The 1890 U.S. Census reported a membership of 1,655 in 34 congregations. By 1948, these figures had fallen to 733 and 24, respectively, and in 1958, the Church had only 616 members. By 1987, membership had further declined to 257 and in May 2000, it reached 171. A similar decline occurred in Ontario, which in 1948 had 6 congregations with 217 members. In May 2000, this figure stood at 131.

As of 2000, the single largest congregations were in North Easthope and Stevensville, Ontario, with 73 and 58 members, respectively. Congregations in Illinois, Michigan, Ohio, Pennsylvania, and Tennessee were considerably smaller.

Current estimates place total membership in the Reformed Mennonite Church at less than 300 serviced by no more than 10 churches.

Milton S. Hershey's mother was a Reformed Mennonite.

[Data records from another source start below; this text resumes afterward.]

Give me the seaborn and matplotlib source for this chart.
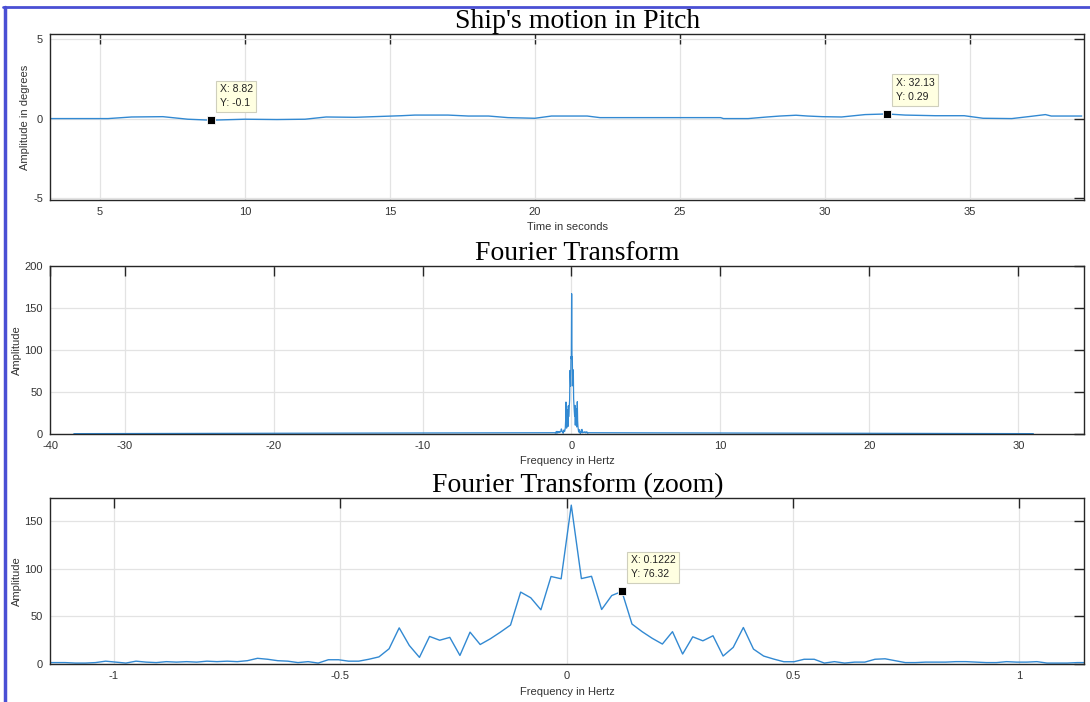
import numpy as np
import pandas as pd
import matplotlib
matplotlib.use("Agg")
import matplotlib.pyplot as plt
import seaborn as sns
from matplotlib.lines import Line2D

# ---------------------------
# data
# ---------------------------
# ship pitch (degrees) vs time (s)
time_s = [3.28, 5.28, 6.09, 7.17, 8.03, 8.82, 10.0, 11.1, 12.07, 12.8, 13.8,
          14.76, 15.4, 15.86, 17.0, 17.7, 18.4, 19.07, 20.0, 20.57, 21.8,
          22.24, 24.9, 26.4, 26.5, 27.35, 28.0, 28.45, 29.0, 29.4, 29.9,
          30.57, 31.38, 32.13, 32.76, 33.8, 34.8, 35.45, 36.44, 37.1, 37.6,
          37.8, 38.85]
pitch_deg = [0.0, 0.0, 0.10, 0.12, -0.04, -0.10, -0.04, -0.06, -0.04, 0.10,
             0.08, 0.14, 0.18, 0.22, 0.22, 0.16, 0.16, 0.06, 0.02, 0.16, 0.16,
             0.06, 0.06, 0.06, 0.0, 0.0, 0.10, 0.16, 0.21, 0.16, 0.12, 0.10,
             0.25, 0.29, 0.22, 0.18, 0.18, 0.02, 0.0, 0.14, 0.25, 0.16, 0.16]

# FFT magnitude, one value per bin (bins -52 .. 51, bin 5 = 0.1222 Hz)
freq_step = 0.02236
first_bin = -52
fft_amp = [1.5, 1.5, 1.5, 1.0, 1.0, 1.5, 3.0, 2.0, 1.0, 3.0, 2.0, 1.5, 2.5,
           2.0, 2.5, 2.0, 3.0, 2.5, 3.0, 2.5, 3.5, 6.0, 5.0, 3.5, 3.0, 1.5,
           2.5, 1.0, 4.5, 4.5, 3.0, 3.0, 5.0, 7.5, 16, 38, 19.5, 7, 29, 25,
           28, 9, 33.5, 20.5, 26.5, 33.5, 41, 75.6, 69.6, 57, 92, 89.6, 167,
           89.8, 92.2, 57.3, 72, 76.32, 42, 34, 27, 21, 34, 10.5, 28.6, 24.4,
           29.7, 8.4, 17.5, 38.4, 15.7, 8.4, 5.2, 2.4, 2.4, 5, 5, 1, 2.5, 1,
           2, 2, 5, 5.5, 3.5, 1.5, 1.5, 2, 2, 2, 2.5, 2.5, 2, 1.5, 1.5, 2.5,
           2, 2, 2.5, 1, 1, 1, 1.5, 1.5]
# far ends of the full spectrum (flat near zero)
edge_freq = [-33.4, 31.0]
edge_amp = [0.4, 0.4]

# data tips
tip_time = [8.82, 32.13]
tip_pitch = [-0.1, 0.29]
tip_freq = [0.1222]
tip_amp = [76.32]

bins = np.arange(first_bin, first_bin + len(fft_amp))
fft_freq = tip_freq[0] + (bins - 5) * freq_step

df_time = pd.DataFrame({"t": time_s, "pitch": pitch_deg})
df_zoom = pd.DataFrame({"f": fft_freq, "amp": fft_amp})
df_full = pd.concat([pd.DataFrame({"f": edge_freq, "amp": edge_amp}), df_zoom]).sort_values("f")

# ---------------------------
# style
# ---------------------------
sns.set_style("white")
plt.rcParams['font.family'] = ['Liberation Sans', 'DejaVu Sans']
plt.rcParams['axes.unicode_minus'] = False

LINE = "#3289d2"
TXT = "#333333"
GRID = "#e3e3e3"

fig = plt.figure(figsize=(10.9, 7.02), dpi=100)
ax1 = fig.add_axes([0.0459, 0.7151, 0.9486, 0.2365])
ax2 = fig.add_axes([0.0459, 0.3818, 0.9486, 0.2393])
ax3 = fig.add_axes([0.0459, 0.0541, 0.9486, 0.2365])


def matlab_axes(ax, title, xlabel, ylabel):
    for s in ax.spines.values():
        s.set_color("#262626")
        s.set_linewidth(1.0)
    ax.tick_params(direction="in", top=True, right=True, length=7, width=1,
                   color="#262626", labelcolor=TXT, labelsize=8, pad=5)
    ax.grid(True, color=GRID, linewidth=0.9)
    ax.set_axisbelow(True)
    ax.set_title(title, fontfamily="Liberation Serif", fontsize=20,
                 color="black", pad=4.5, x=0.51)
    ax.set_xlabel(xlabel, fontsize=8, color=TXT, labelpad=4)
    ax.set_ylabel(ylabel, fontsize=8, color=TXT, labelpad=2)


def data_tip(ax, x, y, text):
    ax.plot([x], [y], marker="s", markersize=6, color="black",
            markeredgecolor="white", markeredgewidth=0.6, zorder=5)
    ax.annotate(text, (x, y), xytext=(9, 12), textcoords="offset pixels",
                ha="left", va="bottom", fontsize=7.5, color="#222222",
                linespacing=1.5,
                bbox=dict(boxstyle="square,pad=0.35", fc="#ffffe1",
                          ec="#cfcfbd", lw=0.8), zorder=6)


# ship motion
sns.lineplot(data=df_time, x="t", y="pitch", ax=ax1, color=LINE, linewidth=1.0)
ax1.set_xlim(3.28, 38.93)
ax1.set_ylim(-5.1, 5.3)
ax1.set_xticks([5, 10, 15, 20, 25, 30, 35])
ax1.set_yticks([-5, 0, 5])
matlab_axes(ax1, "Ship's motion in Pitch", "Time in seconds", "Amplitude in degrees")
data_tip(ax1, tip_time[0], tip_pitch[0], "X: 8.82\nY: -0.1")
data_tip(ax1, tip_time[1], tip_pitch[1], "X: 32.13\nY: 0.29")

# full spectrum
sns.lineplot(data=df_full, x="f", y="amp", ax=ax2, color=LINE, linewidth=0.9)
ax2.set_xlim(-35.0, 34.4)
ax2.set_ylim(0, 200)
ax2.set_xticks([-35, -30, -20, -10, 0, 10, 20, 30])
ax2.set_xticklabels(["-40", "-30", "-20", "-10", "0", "10", "20", "30"])
ax2.set_yticks([0, 50, 100, 150, 200])
matlab_axes(ax2, "Fourier Transform", "Frequency in Hertz", "Amplitude")

# zoom on the peak
sns.lineplot(data=df_zoom, x="f", y="amp", ax=ax3, color=LINE, linewidth=1.0)
ax3.set_xlim(-1.141, 1.143)
ax3.set_ylim(0, 174.5)
ax3.set_xticks([-1, -0.5, 0, 0.5, 1])
ax3.set_xticklabels(["-1", "-0.5", "0", "0.5", "1"])
ax3.set_yticks([0, 50, 100, 150])
matlab_axes(ax3, "Fourier Transform (zoom)", "Frequency in Hertz", "Amplitude")
data_tip(ax3, tip_freq[0], tip_amp[0], "X: 0.1222\nY: 76.32")

# screenshot frame on the left and top
fig.add_artist(Line2D([0.0045, 0.0045], [0.0, 0.99], transform=fig.transFigure,
                      color="#4a4fd4", linewidth=2.5))
fig.add_artist(Line2D([0.003, 1.0], [0.99, 0.99], transform=fig.transFigure,
                      color="#4a4fd4", linewidth=2.0))

fig.savefig("out.png", dpi=100)
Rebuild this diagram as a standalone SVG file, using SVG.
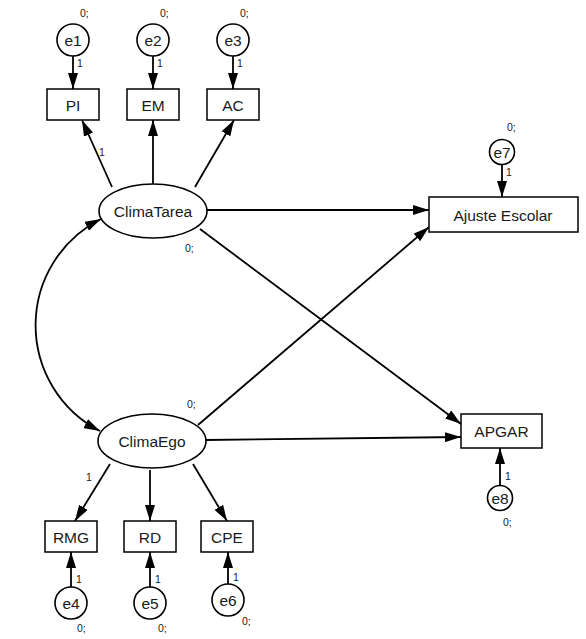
<svg xmlns="http://www.w3.org/2000/svg" width="586" height="639" viewBox="0 0 586 639">
<defs>
<marker id="ah" markerUnits="userSpaceOnUse" markerWidth="16" markerHeight="10" refX="16" refY="5" orient="auto-start-reverse">
<path d="M0,0 L16,5 L0,10 z" fill="#000"/>
</marker>
<style>
.box{fill:#fff;stroke:#000;stroke-width:1.5}
.lat{fill:#fff;stroke:#000;stroke-width:1.6}
.t{font-family:"Liberation Sans",Arial,sans-serif;font-size:15.5px;text-anchor:middle;dominant-baseline:central;fill:#1a1a1a}
.s{font-family:"Liberation Sans",Arial,sans-serif;font-size:10.5px;fill:#1a1a1a}
.c line,.c path{stroke:#000;stroke-width:1.8;fill:none;marker-end:url(#ah)}
</style>
</defs>
<rect width="586" height="639" fill="#fff"/>
<g class="c" id="connectors">
<line x1="73" y1="56" x2="73" y2="89"/>
<line x1="153" y1="56" x2="153" y2="89"/>
<line x1="233" y1="56" x2="233" y2="89"/>
<line x1="112" y1="187" x2="82" y2="120"/>
<line x1="153" y1="184" x2="153" y2="120"/>
<line x1="195" y1="187" x2="234" y2="120"/>
<line x1="207" y1="210" x2="429" y2="210"/>
<line x1="200" y1="229" x2="461" y2="424"/>
<line x1="198" y1="425" x2="429" y2="227"/>
<line x1="206" y1="440" x2="461" y2="437"/>
<path d="M101,219 A119,119 0 0 0 100,431" style="marker-start:url(#ah)"/>
<line x1="110" y1="464" x2="75" y2="521"/>
<line x1="150" y1="470" x2="150" y2="521"/>
<line x1="193" y1="464" x2="227" y2="521"/>
<line x1="71" y1="587" x2="71" y2="552"/>
<line x1="150" y1="587" x2="150" y2="552"/>
<line x1="228" y1="584" x2="228" y2="552"/>
<line x1="502" y1="165" x2="502" y2="197"/>
<line x1="500" y1="486" x2="500" y2="448"/>
</g>
<g id="labels">
<text class="s" x="77" y="67">1</text>
<text class="s" x="157" y="67">1</text>
<text class="s" x="237" y="67">1</text>
<text class="s" x="99" y="156">1</text>
<text class="s" x="86" y="481">1</text>
<text class="s" x="76" y="583">1</text>
<text class="s" x="155" y="583">1</text>
<text class="s" x="233" y="581">1</text>
<text class="s" x="506" y="176">1</text>
<text class="s" x="505" y="480">1</text>
</g>
<g id="e1"><circle cx="73" cy="40" r="16" class="lat"/><text class="t" x="73" y="40">e1</text><text class="s" x="80" y="17">0;</text></g>
<g id="e2"><circle cx="153" cy="40" r="16" class="lat"/><text class="t" x="153" y="40">e2</text><text class="s" x="160" y="17">0;</text></g>
<g id="e3"><circle cx="233" cy="40" r="16" class="lat"/><text class="t" x="233" y="40">e3</text><text class="s" x="240" y="17">0;</text></g>
<g id="PI"><rect x="47" y="89" width="52" height="31" class="box"/><text class="t" x="73" y="105">PI</text></g>
<g id="EM"><rect x="127" y="89" width="52" height="31" class="box"/><text class="t" x="153" y="105">EM</text></g>
<g id="AC"><rect x="207" y="89" width="52" height="31" class="box"/><text class="t" x="233" y="105">AC</text></g>
<g id="ClimaTarea"><ellipse cx="153" cy="211" rx="54" ry="27" class="lat"/><text class="t" x="153" y="211">ClimaTarea</text><text class="s" x="185" y="252">0;</text></g>
<g id="ClimaEgo"><ellipse cx="152" cy="441" rx="54" ry="27" class="lat"/><text class="t" x="152" y="441">ClimaEgo</text><text class="s" x="187" y="408">0;</text></g>
<g id="AjusteEscolar"><rect x="429" y="197" width="149" height="35" class="box"/><text class="t" x="503" y="215">Ajuste Escolar</text></g>
<g id="e7"><circle cx="502" cy="152" r="12.5" class="lat"/><text class="t" x="502" y="152">e7</text><text class="s" x="507" y="131">0;</text></g>
<g id="APGAR"><rect x="461" y="414" width="81" height="34" class="box"/><text class="t" x="501.5" y="431">APGAR</text></g>
<g id="e8"><circle cx="500" cy="498" r="12.5" class="lat"/><text class="t" x="500" y="498">e8</text><text class="s" x="503" y="526">0;</text></g>
<g id="RMG"><rect x="45" y="521" width="52" height="31" class="box"/><text class="t" x="71" y="537">RMG</text></g>
<g id="RD"><rect x="124" y="521" width="52" height="31" class="box"/><text class="t" x="150" y="537">RD</text></g>
<g id="CPE"><rect x="201" y="521" width="52" height="31" class="box"/><text class="t" x="227" y="537">CPE</text></g>
<g id="e4"><circle cx="71" cy="603" r="16" class="lat"/><text class="t" x="71" y="603">e4</text><text class="s" x="77" y="632">0;</text></g>
<g id="e5"><circle cx="150" cy="603" r="16" class="lat"/><text class="t" x="150" y="603">e5</text><text class="s" x="158" y="632">0;</text></g>
<g id="e6"><circle cx="228" cy="600" r="16" class="lat"/><text class="t" x="228" y="600">e6</text><text class="s" x="242" y="625">0;</text></g>
</svg>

Robert Bear, a Pennsylvania farmer who was excommunicated and shunned in 1964 and again in 1972 has since been actively and publicly attacking the church. This was still ongoing in 2017 at 87, he was given prison time for vandalism and disorderly conduct. His daughter, Patty Bear, wrote an autobiography that discusses his use of a public relations firm to control the narrative around the family and conceal his violence.

==Literary portrayal==
Reformed Mennonites have been depicted in a variety of literature from the late nineteenth and early twentieth centuries.

Leo Tolstoy, in his book The Kingdom of God is Within You, praised the religious pamphlet Non-Resistance Asserted by Reformed Mennonite bishop Daniel Musser.

Helen Reimensnyder Martin harshly portrayed the Reformed Mennonite Herrites and other Pennsylvania Dutch groups in her novel Tillie: a Mennonite Maid (1904), a novel which provoked cries of misrepresentation from those who resented her depictions. Early in the story a young girl of Pennsylvania Dutch, but not Mennonite, background, joins a Reformed Mennonite group after listening to a funeral sermon but is excommunicated within a few years for allowing curls of hair to peek from her bonnet. The chapter depicting the funeral scene makes much of the Herrite prohibition of attendance at funerals of other faiths; to accommodate them, two separate funeral sermons are preached, and the conclusion of the first sermon by a Reformed Mennonite minister is the signal for the Reformed Mennonites to depart.